Here’s a letter to the Washington Post:

Robert Samuelson observes that “[w]e imagine hordes of robots destroying jobs, leaving millions of middle-class families without work and income.”  He then advises: “Relax.  Unless we adopt self-destructive policies, this is one doomsday we’ll avoid” (“Our robot panic is overblown,” August 17).
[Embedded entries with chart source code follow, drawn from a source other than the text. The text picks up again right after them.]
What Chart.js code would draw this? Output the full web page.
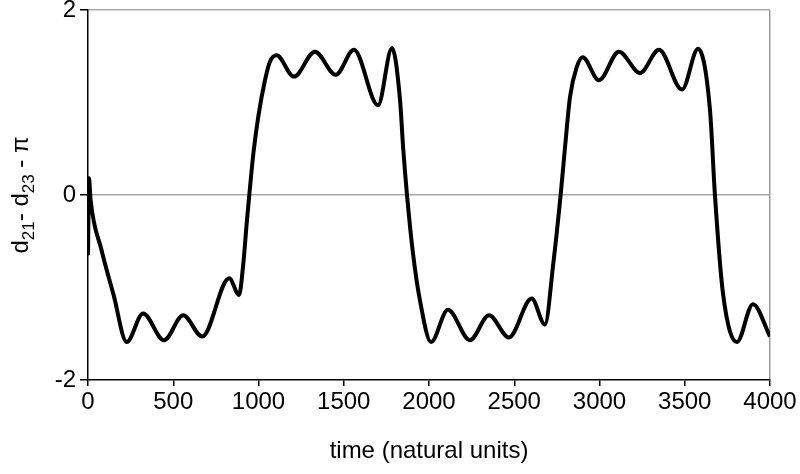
<!DOCTYPE html>
<html>
<head>
<meta charset="utf-8">
<script src="https://cdn.jsdelivr.net/npm/chart.js@4"></script>
<style>
  html, body { margin: 0; padding: 0; background: #fff; }
</style>
</head>
<body>
<canvas id="chart" width="800" height="474"></canvas>
<script>
// time axis (natural units) and phase difference
const times = [0, 6, 15, 80, 150, 227, 323, 446, 558, 670,
  828, 886, 911, 931, 946, 970, 999, 1038, 1067, 1106,
  1208, 1331, 1453, 1560, 1701, 1783, 1830, 1848, 1871, 1906,
  1947, 2012, 2111, 2240, 2352, 2469, 2602, 2680, 2729, 2772,
  2798, 2827, 2866, 2901, 2997, 3114, 3238, 3349, 3484, 3578,
  3648, 3677, 3724, 3806, 3900, 4000]
const phaseDiff = [-0.65, 0.18, -0.05, -0.60, -1.08, -1.59, -1.28, -1.57, -1.30, -1.53,
  -0.90, -1.08, -0.74, -0.30, 0, 0.45, 0.85, 1.24, 1.44, 1.51,
  1.28, 1.55, 1.30, 1.57, 0.97, 1.59, 1.03, 0.52, 0, -0.63,
  -1.14, -1.59, -1.24, -1.57, -1.30, -1.54, -1.12, -1.40, -0.74, 0,
  0.52, 1.06, 1.38, 1.49, 1.24, 1.55, 1.32, 1.57, 1.14, 1.58,
  0.92, 0, -1.06, -1.59, -1.18, -1.53]

const xTicks = [0, 500, 1000, 1500, 2000, 2500, 3000, 3500, 4000]
const yTicks = [-2, 0, 2]
const xTitle = 'time (natural units)'
// pieces of the y title: [text, isSubscript]
const yTitleParts = [['d', false], ['21', true], ['- d', false], ['23', true], [' - π', false]]

const FONT = "'Liberation Sans', Arial, sans-serif"

// y title has subscripts, so it is drawn by hand
const yTitlePlugin = {
  id: 'yTitle',
  afterDraw(chart) {
    const { ctx, chartArea } = chart
    const big = 24, small = 17
    ctx.save()
    let total = 0
    yTitleParts.forEach(([t, sub]) => {
      ctx.font = `${sub ? small : big}px ${FONT}`
      total += ctx.measureText(t).width
    })
    ctx.translate(28, (chartArea.top + chartArea.bottom) / 2)
    ctx.rotate(-Math.PI / 2)
    ctx.fillStyle = '#000'
    ctx.textBaseline = 'alphabetic'
    let x = -total / 2
    yTitleParts.forEach(([t, sub]) => {
      ctx.font = `${sub ? small : big}px ${FONT}`
      ctx.fillText(t, x, sub ? 6 : 0)
      x += ctx.measureText(t).width
    })
    ctx.restore()
  }
}

new Chart(document.getElementById('chart'), {
  type: 'line',
  data: {
    datasets: [{
      data: times.map((t, i) => ({ x: t, y: phaseDiff[i] })),
      borderColor: '#000',
      borderWidth: 4,
      pointRadius: 0,
      cubicInterpolationMode: 'monotone',
      fill: false
    }]
  },
  options: {
    responsive: false,
    animation: false,
    devicePixelRatio: 1,
    layout: { padding: { top: 10, right: 30, bottom: 0, left: 0 } },
    plugins: { legend: { display: false }, tooltip: { enabled: false } },
    scales: {
      x: {
        type: 'linear',
        min: 0,
        max: 4000,
        afterBuildTicks: s => { s.ticks = xTicks.map(v => ({ value: v })) },
        afterFit: s => { s.height = 94 },
        ticks: {
          color: '#000', font: { family: FONT, size: 24 }, padding: 2,
          maxRotation: 0, autoSkip: false, callback: v => String(v)
        },
        grid: {
          color: c => c.tick && c.tick.value === 4000 ? '#9a9a9a' : 'rgba(0,0,0,0)',
          tickColor: '#000',
          tickLength: 6,
          lineWidth: 1.5
        },
        border: { color: '#000', width: 1.5 },
        title: { display: true, text: xTitle, color: '#000', font: { family: FONT, size: 24 }, padding: { top: 4, bottom: 8 } }
      },
      y: {
        min: -2,
        max: 2,
        afterBuildTicks: s => { s.ticks = yTicks.map(v => ({ value: v })) },
        afterFit: s => { s.width = 88; s.paddingTop = 0; s.paddingBottom = 0 },
        ticks: { color: '#000', font: { family: FONT, size: 24 }, padding: 4, autoSkip: false, callback: v => String(v) },
        grid: {
          color: c => c.tick && c.tick.value === -2 ? 'rgba(0,0,0,0)' : '#a8a8a8',
          tickColor: '#000',
          tickLength: 8,
          lineWidth: 1.5
        },
        border: { color: '#000', width: 1.5 }
      }
    }
  },
  plugins: [yTitlePlugin]
})
</script>
</body>
</html>
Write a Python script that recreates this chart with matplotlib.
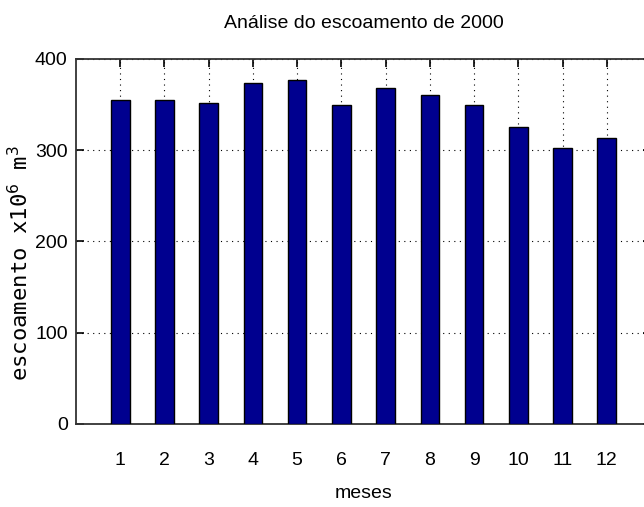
import matplotlib
matplotlib.use("Agg")
import matplotlib.pyplot as plt

# escoamento mensal de 2000 (x10^6 m^3)
meses = [1, 2, 3, 4, 5, 6, 7, 8, 9, 10, 11, 12]
escoamento = [355, 355, 352, 374, 377, 350, 368, 361, 350, 326, 302, 313]
yticks = [0, 100, 200, 300, 400]

COR_BARRA = "#00008F"
FONTE = ["Liberation Sans Narrow", "Liberation Sans", "DejaVu Sans"]

fig = plt.figure(figsize=(6.44, 5.07), dpi=100)
# eixo vai alem da borda direita (imagem original cortada)
ax = fig.add_axes([76 / 644, 83 / 507, 575 / 644, 365 / 507])

ax.bar(meses, escoamento, width=0.42, color=COR_BARRA,
       edgecolor="black", linewidth=1.0, zorder=3)

ax.set_xlim(0, 13)
ax.set_ylim(0, 400)
ax.set_xticks(meses)
ax.set_yticks(yticks)

ax.grid(True, linestyle=(0, (1, 4)), color="black", linewidth=0.8, zorder=0)
ax.set_axisbelow(True)

ax.tick_params(direction="in", length=6, width=1.2, top=True, right=True,
               labelsize=14)
ax.tick_params(axis="x", pad=20)
ax.tick_params(axis="y", pad=6)
for lab in ax.get_xticklabels() + ax.get_yticklabels():
    lab.set_family(FONTE)

for s in ax.spines.values():
    s.set_color("#333333")
    s.set_linewidth(1.3)

ax.set_title("Análise do escoamento de 2000", family=FONTE, fontsize=14, pad=22)
ax.set_xlabel("meses", family=FONTE, fontsize=14, labelpad=12)

fig.text(20 / 644, 1 - 263 / 507, r"escoamento x10$^6$ m$^3$",
         rotation=90, ha="center", va="center",
         family="DejaVu Sans Mono", fontsize=16)

fig.savefig("out.png", dpi=100)
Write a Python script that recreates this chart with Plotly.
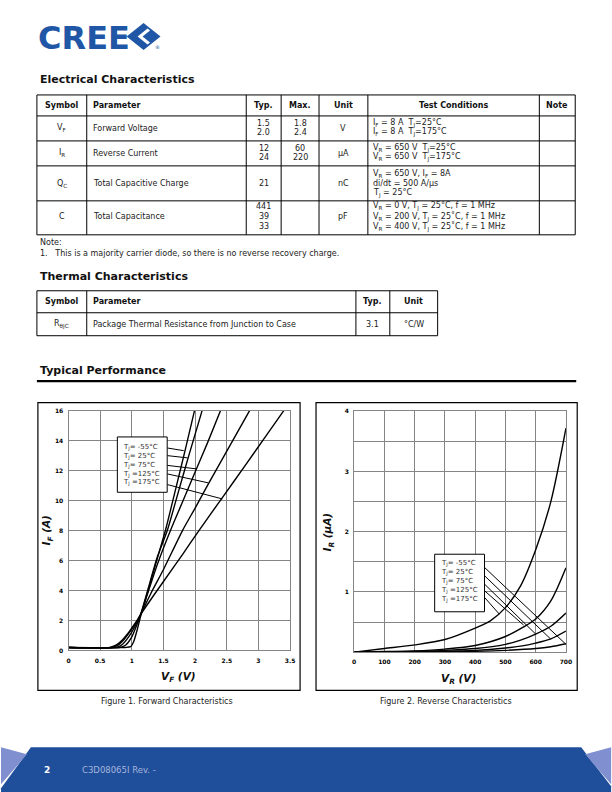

He’s correct.  Robots not only do not threaten to increase long-term unemployment, they make our lives easier and more prosperous – and they’ve done so for eons.  Witness the wheel, the lever, the bucket, the shovel, the cart, the harness, the plough, the rope, the spear, the knife, the pulley, the pipe, the pump, the oar, the sail, the printing press – and, of course, the steam engine, the locomotive, the bulldozer, the bus, the jet engine, the kitchen blender, the washing machine, the light switch, the flush toilet, the microprocessor.  As Deirdre McCloskey writes in her new volume, Bourgeois Equality, “[t]he repeated alarms against robots are silly, since robots are merely mechanical slaves for our benefit.”*

Sincerely,
Donald J. Boudreaux
Professor of Economics
and
Martha and Nelson Getchell Chair for the Study of Free Market Capitalism at the Mercatus Center
George Mason University
Fairfax, VA  22030

* Deirdre N. McCloskey, Bourgeois Equality (Chicago: University of Chicago Press, 2016), page 497.